For my house it isn’t so bad, since we’re right in the middle of town directly across the street from the well, but for people living on the ridge above it’s pretty tough, since water is, you know, sort of heavy and they’re hauling every bit of it they need for the day (or more) up a long, steep hill. Two weeks ago, the town tried digging a new well on the ridge, which was a big production and practically everyone turned out to look on and offer suggestions and a running commentary (which my landlady had a disgruntled conversation with me about, since the main activity here is watching everyone else walk around outside, and that afternoon there was no one for her to watch), but to no avail. They tried sinking a well in two different places, both of which were dry. I am living in one of the driest parts of a country too poor for most people to even dream about indoor plumbing, and that’s when that fact really started hitting home for me.

Well, that and the fact that I was living with a family of anywhere from four to seven or eight people that had on a good day four five-gallon buckets of clean water to use. If it was just for drinking, that wouldn’t be so bad, but when our pila is empty this is the water that gets used for everything: washing dishes, cooking, bathing, washing clothes, making the charamuscas (little popsicles in bags) that the family sells in their store.

Most people here go to the river to wash clothes and bathe, but I am leery about that a little for the cleanliness factor (this is the same river cattle tromp back and forth through all day) and a lot for the environmental factor: the part of me that clings to the principles of Leave No Trace dies a little bit at all that non-biodegradable soap going into the river.
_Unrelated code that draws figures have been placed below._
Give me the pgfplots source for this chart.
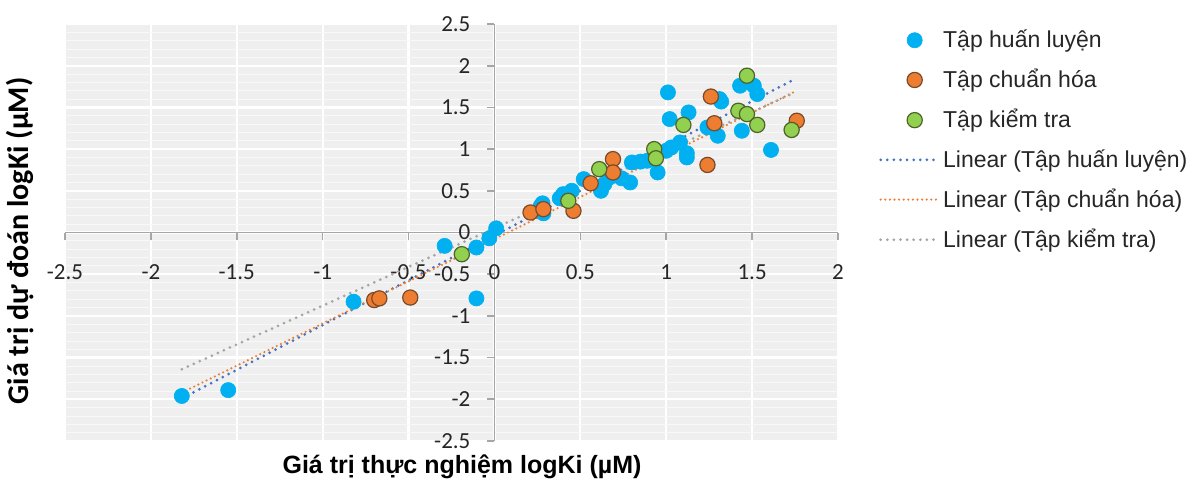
\documentclass[border=0pt]{standalone}
\usepackage{fontspec}
\setmainfont{Liberation Sans}
\newfontfamily\calibri{Carlito}
\usepackage{pgfplots}
\pgfplotsset{compat=1.18}
\definecolor{bgc}{HTML}{EFEFEF}
\definecolor{cblue}{HTML}{00B0F0}
\definecolor{corange}{HTML}{ED7D31}
\definecolor{cgreen}{HTML}{92D050}
\definecolor{borange}{HTML}{7A4A2A}
\definecolor{bgreen}{HTML}{4F6228}
\definecolor{tblue}{HTML}{4472C4}
\definecolor{tgray}{HTML}{A5A5A5}
\definecolor{axgray}{HTML}{A6A6A6}
\pgfplotsset{
  scatterleg/.style={legend image code/.code={\draw[mark repeat=2,mark phase=2,##1] plot coordinates {(0pt,0pt) (17pt,0pt) (28.5pt,0pt)};}},
  lineleg/.style={legend image code/.code={\draw[##1] (0pt,0pt) -- (28.5pt,0pt);}},
}
\begin{document}
\begin{tikzpicture}
\begin{axis}[
  at={(32.5pt,20.5pt)}, anchor=south west,
  scale only axis, width=386.5pt, height=208.5pt,
  xmin=-2.5, xmax=2, ymin=-2.5, ymax=2.5,
  axis lines=middle, axis line style={-, draw=axgray, line width=0.8pt},
  hide obscured x ticks=false, hide obscured y ticks=false,
  xtick={-2.5,-2,-1.5,-1,-0.5,0,0.5,1,1.5,2},
  xticklabels={-2.5,-2,-1.5,-1,-0.5,0,0.5,1,1.5,2},
  ytick={-2.5,-2,-1.5,-1,-0.5,0,0.5,1,1.5,2,2.5},
  yticklabels={-2.5,-2,-1.5,-1,-0.5,0,0.5,1,1.5,2,2.5},
  minor y tick num=4,
  tick align=outside, major tick length=3.5pt, minor tick length=0pt,
  tick style={draw=axgray, line width=0.8pt},
  grid=both,
  major grid style={draw=white, line width=1.1pt},
  minor grid style={draw=white!55!bgc, line width=0.4pt},
  axis background/.style={fill=bgc},
  ticklabel style={font=\calibri\fontsize{11.5}{13}\selectfont, text=black!85},
  xticklabel style={anchor=center, yshift=-16.5pt},
  yticklabel style={anchor=east, xshift=-5pt},
  xlabel={Giá trị thực nghiệm logKi (µM)},
  ylabel={Giá trị dự đoán logKi (µM)},
  every axis x label/.style={at={(axis description cs:0.5136,-0.0624)}, anchor=center,
     font=\bfseries\fontsize{12.5}{14}\selectfont},
  every axis y label/.style={at={(axis description cs:-0.058,0.48)}, anchor=center, rotate=90,
     font=\calibri\bfseries\fontsize{15}{17}\selectfont},
  legend style={at={(axis description cs:1.045,1.006)}, anchor=north west, draw=none, fill=none,
     font=\fontsize{11.5}{13}\selectfont, row sep=5.3pt, text=black!85},
  legend cell align=left,
  clip=false,
]
\addplot[only marks, mark=*, mark size=3.8pt, mark options={fill=cblue, draw=cblue, line width=0.3pt}, scatterleg]
coordinates {
(-1.82,-1.96) (-1.55,-1.89) (-0.82,-0.83) (-0.29,-0.16) (-0.105,-0.18) (-0.03,-0.07)
(0.01,0.05) (-0.105,-0.79) (0.27,0.32) (0.285,0.23) (0.28,0.35) (0.38,0.41) (0.40,0.46)
(0.45,0.50) (0.52,0.64) (0.62,0.50) (0.64,0.58) (0.67,0.66) (0.74,0.65) (0.79,0.60)
(0.80,0.84) (0.85,0.85) (0.89,0.86) (0.95,0.72) (1.0,0.98) (1.01,1.68) (1.02,1.36)
(1.13,1.44) (1.08,1.08) (1.03,1.02) (1.12,0.90) (1.12,0.95) (1.31,1.60) (1.32,1.57)
(1.24,1.26) (1.30,1.16) (1.43,1.76) (1.51,1.76) (1.53,1.66) (1.44,1.22) (1.61,0.99)
};
\addlegendentry{Tập huấn luyện}
\addplot[only marks, mark=*, mark size=3.8pt, mark options={fill=corange, draw=borange, line width=0.6pt}, scatterleg]
coordinates {
(-0.70,-0.81) (-0.67,-0.79) (-0.49,-0.78) (0.21,0.24) (0.285,0.28) (0.46,0.26)
(0.56,0.59) (0.69,0.88) (0.69,0.72) (1.24,0.81) (1.26,1.63) (1.28,1.31) (1.76,1.34)
};
\addlegendentry{Tập chuẩn hóa}
\addplot[only marks, mark=*, mark size=3.8pt, mark options={fill=cgreen, draw=bgreen, line width=0.6pt}, scatterleg]
coordinates {
(-0.19,-0.26) (0.43,0.38) (0.61,0.76) (0.93,1.00) (0.94,0.89) (1.10,1.29)
(1.42,1.46) (1.47,1.88) (1.47,1.42) (1.53,1.29) (1.73,1.23)
};
\addlegendentry{Tập kiểm tra}
\addplot[no marks, draw=tblue, line width=1.5pt, line cap=round, dash pattern=on 0pt off 3.3pt, lineleg]
coordinates {(-1.82,-1.99) (1.73,1.82)};
\addlegendentry{Linear (Tập huấn luyện)}
\addplot[no marks, draw=corange, line width=1.2pt, line cap=round, dash pattern=on 0pt off 2.3pt, lineleg]
coordinates {(-1.82,-1.92) (1.76,1.70)};
\addlegendentry{Linear (Tập chuẩn hóa)}
\addplot[no marks, draw=tgray, line width=1.5pt, line cap=round, dash pattern=on 0pt off 3.3pt, lineleg]
coordinates {(-1.82,-1.64) (1.74,1.67)};
\addlegendentry{Linear (Tập kiểm tra)}
\end{axis}
\pgfresetboundingbox
\useasboundingbox (0,0) rectangle (594.5pt,241pt);
\end{tikzpicture}
\end{document}
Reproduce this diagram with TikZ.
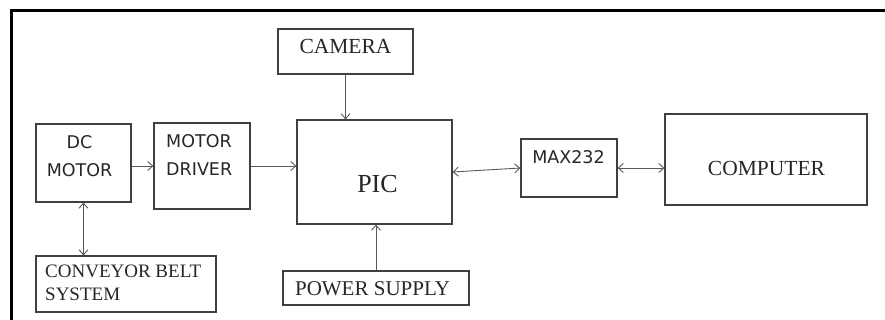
\documentclass[tikz,border=0pt]{standalone}
\usepackage{fontspec}
\setmainfont{Liberation Serif}
\newfontfamily\blocksans{DejaVu Sans}
\usetikzlibrary{arrows.meta}

\tikzset{
  block/.style={draw=black!75, line width=1.2pt, inner sep=0pt},
  lbl/.style={inner sep=0pt, text=black!85},
  link/.style={draw=black!65, line width=0.9pt, -{Straight Barb[length=5pt,width=9pt]}},
  dlink/.style={link, {Straight Barb[length=5pt,width=9pt]}-{Straight Barb[length=5pt,width=9pt]}},
}
\newcommand{\sansbig}{\blocksans\fontsize{17.5}{28}\selectfont}

\begin{document}
\begin{tikzpicture}[x=1pt,y=-1pt]
    \useasboundingbox (0,0) rectangle (885,320);

    % Outer frame (top and left only)
    \draw[line width=2.5pt] (885,10.5) -- (11.5,10.5) -- (11.5,320);

    % Blocks
    \node[block, minimum width=95, minimum height=78] (dcmotor) at (83.5,163) {};
    \node[block, minimum width=96, minimum height=86] (driver) at (202,166) {};
    \node[block, minimum width=135, minimum height=45] (camera) at (345.5,51.5) {};
    \node[block, minimum width=155, minimum height=104] (pic) at (374.5,172) {};
    \node[block, minimum width=96, minimum height=58] (max) at (569,168) {};
    \node[block, minimum width=202, minimum height=91] (computer) at (766,159.5) {};
    \node[block, minimum width=186, minimum height=34] (power) at (376,288) {};
    \node[block, minimum width=180, minimum height=56] (conveyor) at (126,284) {};

    % Labels
    \node[lbl, align=center, font=\sansbig] (dctext) at (79.5,156) {DC\\MOTOR};
    \node[lbl, align=left, anchor=west, font=\sansbig] (drivertext) at (166,155) {MOTOR\\DRIVER};
    \node[lbl, font=\sansbig] (maxtext) at (568.5,157) {MAX232};
    \node[lbl, font=\fontsize{21.5}{24}\selectfont] (cameratext) at (345.5,46) {CAMERA};
    \node[lbl, font=\fontsize{26}{30}\selectfont] (pictext) at (377.5,184) {PIC};
    \node[lbl, font=\fontsize{21.5}{24}\selectfont] (comptext) at (766.5,168.5) {COMPUTER};
    \node[lbl, font=\fontsize{21}{24}\selectfont] (powertext) at (372.5,288.5) {POWER SUPPLY};
    \node[lbl, align=left, anchor=west, font=\fontsize{19}{23}\selectfont] (convtext) at (45,283) {CONVEYOR BELT\\SYSTEM};

    % Connections
    \draw[link] (dcmotor.east |- driver) -- (driver.west);
    \draw[link] (driver.east) -- (driver.east -| pic.west);
    \draw[link] (camera.south) -- (camera.south |- pic.north);
    \draw[link] (power.north) -- (power.north |- pic.south);
    \draw[dlink] (pic.east) -- (max.west);
    \draw[dlink] (max.east) -- (max.east -| computer.west);
    \draw[dlink] (dcmotor.south) -- (dcmotor.south |- conveyor.north);
\end{tikzpicture}
\end{document}
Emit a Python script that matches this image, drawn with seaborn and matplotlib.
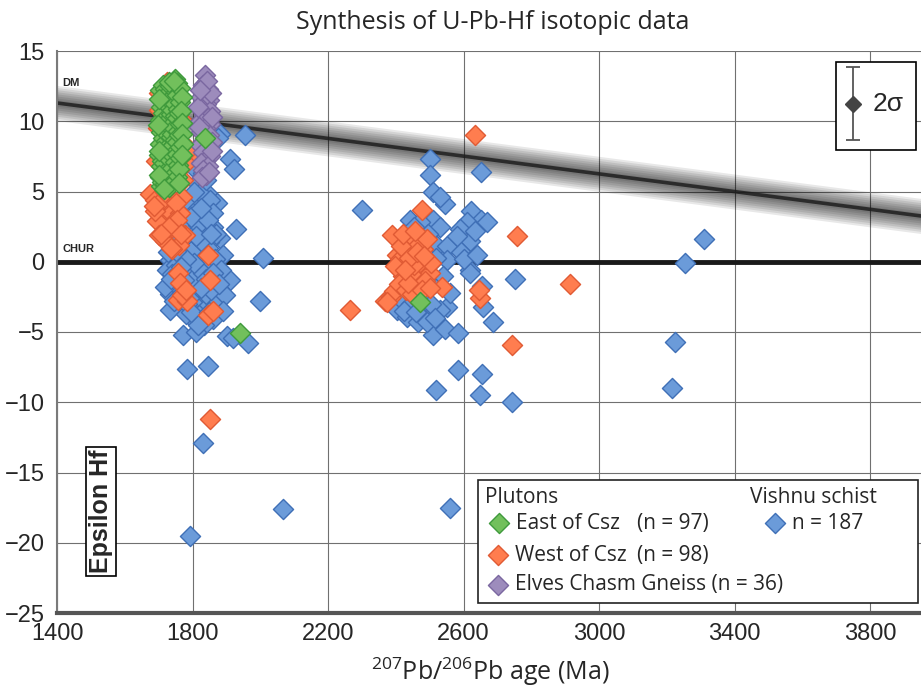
import matplotlib
matplotlib.use("Agg")
import matplotlib.pyplot as plt
import numpy as np
import seaborn as sns
from matplotlib.patches import Rectangle

# ---------------- data ----------------
# Plutons east of the Crystal shear zone (207Pb/206Pb age in Ma, epsilon Hf)
east_age = [1704, 1707, 1703, 1706, 1705, 1702, 1708, 1704, 1706,
            1712, 1710, 1714, 1711, 1713, 1712, 1709, 1714, 1711,
            1720, 1718, 1721, 1719, 1722, 1720, 1717, 1721, 1719,
            1727, 1729, 1726, 1728, 1725, 1727, 1729, 1726,
            1734, 1732, 1735, 1733, 1736, 1734, 1732, 1735, 1733,
            1741, 1743, 1740, 1742, 1739, 1741, 1743, 1740, 1742,
            1748, 1750, 1747, 1749, 1746, 1748, 1750, 1747, 1749,
            1755, 1753, 1756, 1754, 1757, 1755, 1753, 1756, 1754,
            1762, 1764, 1761, 1763, 1760, 1762, 1764, 1761,
            1769, 1767, 1770, 1768, 1771, 1769,
            1700, 1699, 1701, 1700, 1730, 1730, 1760, 1744, 1716,
            1837, 1940, 2471]
east_ehf = [12.2, 11.0, 10.1, 9.2, 8.4, 7.6, 6.8, 6.0, 5.4,
            12.6, 11.6, 10.6, 9.7, 8.8, 8.0, 7.2, 6.4, 5.7,
            12.3, 11.3, 10.3, 9.4, 8.6, 7.8, 7.0, 6.2, 5.5,
            12.0, 11.1, 10.0, 9.0, 8.2, 7.4, 6.6, 5.8,
            12.5, 11.5, 10.5, 9.6, 8.9, 8.1, 7.3, 6.5, 5.9,
            12.6, 11.8, 10.8, 9.9, 9.1, 8.3, 7.5, 6.7, 6.1,
            13.0, 12.1, 11.2, 10.4, 9.5, 8.7, 7.9, 7.1, 6.3,
            12.7, 11.9, 10.9, 10.2, 9.3, 8.5, 7.7, 6.9, 6.0,
            12.4, 11.4, 10.6, 9.8, 9.0, 8.2, 7.4, 6.6,
            11.7, 10.7, 9.9, 9.1, 8.4, 7.6,
            11.6, 9.7, 7.9, 6.2, 12.8, 5.3, 5.6, 12.9, 5.2,
            8.8, -5.1, -2.85]

# Plutons west of the Crystal shear zone
west_age = [1674, 1689, 1705, 1725, 1704, 1733, 1763, 1713, 1742, 1725,
            1778, 1695, 1718, 1750, 1760, 1700, 1740, 1845, 1757, 1852,
            1757, 1784, 1770, 1846, 1860, 1852, 1792, 1782, 1725, 1745,
            1700, 1697, 1692, 1772, 1772, 1768, 1712, 1750, 1690, 1735,
            1685, 1720, 1755, 1730, 1708, 1765, 1762, 1780, 1790, 1700,
            2265, 2368, 2385, 2395, 2389, 2403, 2412, 2433, 2451, 2480,
            2471, 2501, 2451, 2536, 2477, 2420, 2440, 2460, 2490, 2425,
            2465, 2445, 2410, 2430, 2470, 2485, 2455, 2415, 2492, 2505,
            2438, 2462, 2448, 2478, 2420, 2398, 2458, 2435, 2484, 2375,
            2634, 2757, 2914, 2648, 2645, 2743, 2500, 2426]
west_ehf = [4.8, 4.4, 4.0, 3.9, 3.3, 3.4, 3.5, 2.6, 2.8, 2.1,
            1.9, 2.9, 1.5, 2.4, 1.2, 1.9, 0.9, 0.5, -0.8, -1.3,
            -2.7, -2.8, -2.4, -3.8, -3.5, -11.2, 7.5, 7.0, 12.8, 12.5,
            12.0, 9.5, 7.2, 10.0, 5.8, 4.6, 4.5, 4.2, 3.6, 1.0,
            4.0, 5.0, 3.0, 2.5, 2.0, 2.0, -1.5, -2.0, 8.0, 10.8,
            -3.4, -2.8, -2.5, -2.1, 1.9, 0.5, 0.2, -0.4, 0.6, 0.9,
            -0.6, -0.8, -1.3, -1.8, 3.7, -1.0, 1.5, -1.8, 0.2, 0.9,
            1.2, -0.9, -1.6, -2.0, 0.0, -1.4, -0.2, 1.1, 1.6, -0.1,
            0.3, 0.7, -2.3, -2.0, 2.0, -0.3, 2.2, -1.5, 0.4, -2.9,
            9.0, 1.8, -1.6, -2.6, -2.0, -5.9, -1.9, -0.6]

# Elves Chasm Gneiss
elves_age = [1838, 1830, 1845, 1835, 1826, 1850, 1840, 1828, 1853, 1833,
             1845, 1822, 1852, 1838, 1826, 1848, 1835, 1856, 1822, 1842,
             1830, 1852, 1836, 1824, 1846, 1832, 1840, 1828, 1850, 1818,
             1858, 1816, 1855, 1843, 1822, 1857]
elves_ehf = [13.3, 12.6, 12.3, 12.0, 11.7, 11.5, 11.2, 10.9, 10.7, 10.5,
             10.2, 10.0, 9.8, 9.5, 9.2, 9.0, 8.7, 8.5, 8.3, 8.0,
             7.8, 7.5, 7.2, 7.0, 6.8, 6.5, 6.2, 6.0, 6.4, 9.6,
             10.3, 11.0, 12.0, 12.9, 12.2, 7.9]

# Vishnu schist detrital zircons
vishnu_age = [1955, 1881, 1911, 1922, 1798, 1813, 1843, 1872, 1813, 1828,
              1860, 1881, 1798, 1742, 1772, 1813, 1733, 1772, 1801, 1852,
              1725, 1813, 1872, 1911, 1742, 1793, 1881, 1733, 1822, 1763,
              1813, 1843, 1798, 1860, 1733, 1772, 1902, 1919, 1964, 1784,
              1846, 1831, 1793, 2067, 1928, 2008, 1999, 1822, 1852, 1793,
              1875, 1800, 1835, 1850, 1785, 1760, 1820, 1840, 1790, 1750,
              1865, 1830, 1805, 1760, 1850, 1790, 1745, 1870, 1820, 1780,
              1835, 1810, 1895, 1860, 1840, 1810, 1890, 1755, 1800, 1845,
              1728, 1780, 1865, 1830, 1775, 1815, 1740, 1885, 1795, 1855,
              2300, 2501, 2501, 2651, 2510, 2545, 2530, 2442, 2480, 2510,
              2530, 2622, 2650, 2610, 2589, 2669, 2451, 2471, 2565, 2619,
              2539, 2589, 2521, 2551, 2551, 2619, 2752, 2654, 2657, 2686,
              2403, 2433, 2464, 2510, 2551, 2545, 2583, 2530, 2480, 2492,
              2583, 2654, 2519, 2648, 2743, 2560, 2620, 3309, 3253, 3224,
              3215, 2420, 2445, 2460, 2490, 2505, 2425, 2470, 2495, 2455,
              2515, 2520, 2495, 2540, 2560, 2600, 2580, 2635, 2640, 2460,
              2515, 1720, 1770, 1805, 1825, 1760, 1795, 1845, 1870, 1805,
              1830, 1785, 1815, 1840, 1780, 1825, 1750, 1860, 1735, 1795,
              1850, 1878, 1765, 1810, 1855, 1890, 1825]
vishnu_ehf = [9.0, 9.1, 7.3, 6.6, 6.8, 5.6, 4.9, 4.2, 4.2, 3.2,
              2.5, 1.7, 2.3, 1.1, 0.9, 1.1, 0.1, 0.1, 0.0, -0.4,
              -0.6, -0.9, -0.9, -1.3, -1.5, -1.8, -2.0, -2.3, -2.5, -3.2,
              -3.2, -3.2, -4.0, -4.1, -3.4, -5.2, -5.3, -5.4, -5.8, -7.6,
              -7.4, -12.9, -19.5, -17.6, 2.3, 0.3, -2.8, 4.9, 4.4, 4.2,
              8.8, 3.5, 2.0, 1.4, 1.5, 0.5, 0.4, -0.3, -0.5, -0.2,
              -1.5, -1.6, -2.0, -1.9, -2.5, -2.6, -2.8, -3.0, -3.8, -3.7,
              -4.5, -5.0, -2.4, 3.5, 5.8, 7.6, 0.5, -1.0, -1.2, 1.0,
              0.7, 2.8, 0.2, -0.8, -1.3, 2.6, -0.9, -0.6, 0.8, -2.0,
              3.7, 7.3, 6.2, 6.4, 5.0, 4.1, 4.6, 3.0, 2.6, 3.0,
              2.5, 3.6, 3.0, 2.8, 2.3, 2.8, 1.4, 1.6, 1.4, 1.5,
              0.7, 0.8, 1.1, 1.1, 0.1, -0.6, -1.2, -1.7, -3.2, -4.3,
              -3.4, -3.9, -4.3, -5.2, -3.2, -4.8, -5.1, -3.4, -3.6, -4.3,
              -7.7, -8.0, -9.1, -9.5, -10.0, -17.5, -0.8, 1.6, -0.1, -5.7,
              -9.0, -2.8, -3.0, -2.6, -2.8, -3.0, -3.5, 2.8, 2.0, 2.5,
              -1.5, 0.3, -1.0, -1.0, -2.2, 0.2, 1.8, 2.2, 0.5, -3.6,
              -4.0, -1.8, -2.2, -0.1, 1.5, 1.8, 3.2, 3.0, 2.0, 5.0,
              6.3, -3.0, -4.5, -1.2, 0.2, -1.9, 0.8, -0.8, -1.2, -3.6,
              -3.6, -1.6, -0.4, 1.8, 2.0, -3.5, 3.8]

# Reference evolution lines
dm_age = [1400, 4000]       # depleted mantle
dm_ehf = [11.3, 3.1]
chur_ehf = 0.0

# Typical 2-sigma uncertainty bar
sigma_age = 3749
sigma_ehf = 11.25
sigma_err = 2.6

x_ticks = [1400, 1800, 2200, 2600, 3000, 3400, 3800]
y_ticks = [15, 10, 5, 0, -5, -10, -15, -20, -25]

# ---------------- style ----------------
sns.set_style("white")
plt.rcParams["font.family"] = ["Liberation Sans", "DejaVu Sans"]
plt.rcParams["mathtext.fontset"] = "custom"
plt.rcParams["mathtext.rm"] = "Open Sans"
plt.rcParams["mathtext.it"] = "Open Sans:italic"
plt.rcParams["mathtext.bf"] = "Open Sans:bold"

HUM = "Open Sans"
BLUE = ("#6b9bd9", "#3f6fb6")
ORANGE = ("#ff7d4f", "#e05a34")
PURPLE = ("#9d8cbc", "#7a67a0")
GREEN = ("#72c05c", "#3f9a3c")
MSIZE = 105

fig = plt.figure(figsize=(9.21, 6.92), dpi=100)
ax = fig.add_axes([57 / 921, 1 - 613 / 692, 864 / 921, 562 / 692])

# DM band: soft gray halo around a dark centre line
dm_x = np.array(dm_age, dtype=float)
dm_y = np.array(dm_ehf, dtype=float)
for half in [1.25, 1.1, 0.95, 0.8, 0.65, 0.5, 0.35, 0.22]:
    ax.fill_between(dm_x, dm_y - half, dm_y + half, color="black",
                    alpha=0.09, lw=0, zorder=2)
ax.plot(dm_x, dm_y, color="#1e1e1e", lw=2.6, alpha=0.85, zorder=2)

# CHUR reference
ax.axhline(chur_ehf, color="#1a1a1a", lw=3.5, zorder=2.5)

# Data: drawn schist first, then plutons on top
for age, ehf, (face, edge) in [(vishnu_age, vishnu_ehf, BLUE),
                               (west_age, west_ehf, ORANGE),
                               (elves_age, elves_ehf, PURPLE),
                               (east_age, east_ehf, GREEN)]:
    sns.scatterplot(x=age, y=ehf, marker="D", s=MSIZE, color=face,
                    edgecolor=edge, linewidth=1.0, ax=ax, zorder=3,
                    legend=False)

ax.set_xlim(1400, 3950)
ax.set_ylim(-25, 15)
ax.set_xticks(x_ticks)
ax.set_yticks(y_ticks)
ax.grid(True, color="#707070", lw=0.8)
ax.set_axisbelow(True)
ax.tick_params(length=0, labelsize=17)
ax.tick_params(axis="y", pad=9)
ax.tick_params(axis="x", pad=7)

for side in ["top", "right"]:
    ax.spines[side].set_visible(False)
ax.spines["left"].set_color("#7a7a7a")
ax.spines["left"].set_linewidth(1.5)
ax.spines["bottom"].set_color("#555555")
ax.spines["bottom"].set_linewidth(3)

ax.set_title("Synthesis of U-Pb-Hf isotopic data", family=HUM, fontsize=18,
             x=(493 - 57) / 864, y=(613 - 22) / 562, pad=0,
             verticalalignment="center")
ax.set_xlabel("$^{207}$Pb/$^{206}$Pb age (Ma)", family=HUM, fontsize=18)
ax.xaxis.set_label_coords((490 - 57) / 864, -0.076)
ax.set_ylabel("")

# Reference line labels
ax.text(1415, 12.7, "DM", fontsize=8, fontweight="bold", va="center", zorder=5)
ax.text(1415, 0.9, "CHUR", fontsize=8, fontweight="bold", va="center", zorder=5)

# Vertical axis title in a box
ax.text(0.051, 0.181, "Epsilon Hf", transform=ax.transAxes, rotation=90,
        fontsize=18, fontweight="bold", ha="center", va="center", zorder=6,
        bbox=dict(boxstyle="square,pad=0.12", fc="white", ec="black", lw=1.2))

# 2-sigma inset
ax.add_patch(Rectangle((0.902, 0.824), 0.092, 0.156, transform=ax.transAxes,
                       fc="white", ec="black", lw=1.2, zorder=6))
ax.errorbar([sigma_age], [sigma_ehf], yerr=sigma_err, fmt="D", color="#555555",
            mfc="#444444", mec="#444444", ms=8, capsize=5, elinewidth=1.3,
            capthick=1.3, zorder=7)
ax.text(3808, sigma_ehf, "2σ", fontsize=19, va="center", zorder=7)

# Legend panel
ax.add_patch(Rectangle((0.487, 0.018), 0.510, 0.219, transform=ax.transAxes,
                       fc="white", ec="#222222", lw=1.2, zorder=6))
LFS = 15
ax.text(0.495, 0.205, "Plutons", transform=ax.transAxes, family=HUM,
        fontsize=LFS, va="center", zorder=7)
ax.text(0.802, 0.205, "Vishnu schist", transform=ax.transAxes, family=HUM,
        fontsize=LFS, va="center", zorder=7)

legend_rows = [
    (GREEN, 0.511, 0.160, "East of Csz", f"(n = {len(east_age)})", 0.671),
    (ORANGE, 0.510, 0.103, "West of Csz", f"(n = {len(west_age)})", 0.671),
    (PURPLE, 0.510, 0.050, f"Elves Chasm Gneiss (n = {len(elves_age)})", "", 0.0),
    (BLUE, 0.831, 0.160, f"n = {len(vishnu_age)}", "", 0.0),
]
for (face, edge), mx, my, name, count, cx in legend_rows:
    ax.scatter([mx], [my], transform=ax.transAxes, marker="D", s=MSIZE,
               color=face, edgecolor=edge, linewidth=1.0, zorder=7,
               clip_on=False)
    ax.text(mx + 0.020, my, name, transform=ax.transAxes, family=HUM,
            fontsize=LFS, va="center", zorder=7)
    if count:
        ax.text(cx, my, count, transform=ax.transAxes, family=HUM,
                fontsize=LFS, va="center", zorder=7)

fig.savefig("out.png", dpi=100)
Also the river is down a terribly steep, rocky goat path, and I can just see myself carrying a heavy bucket of wet, clean clothes up, losing my footing, and rolling all the way back down again, leaving shirts and skirts in a colorful trail behind me. That’s a persuasive argument too.

So I adapted. When I treat a bowl of water with bleach to wash my vegetables with, I reuse it to wash my dishes. I wash clothes a little at a time, and I’m getting good at it – I can do a couple of days’ worth out of a two-gallon milk jug, as long as I don’t have to wash pants. I can shower out of a little over half a bucket of water. I’m not saying this to show off (well, maybe I am, just a little); it’s what I’ve had to do to adjust, to use my fair share of water here and no more.

It’s amazing, how much you start thinking about water when it doesn’t come out of a tap and laziness is no longer an option if you want to stay even mildly clean and hydrated.

Anyway, all that musing is really just to say that I am glad it is raining this week, even if it does shut down the internet cafĂ© and mean that my first youth group meeting was completely rained out. The pila is full, our secondary water buckets are filling back up, and I can wash my jeans again without feeling like I’m using up a third of my family’s water for the day. They may never actually dry again, but I’m sure there’s another Peace Corps proverb somewhere to make me feel good and rugged about that too.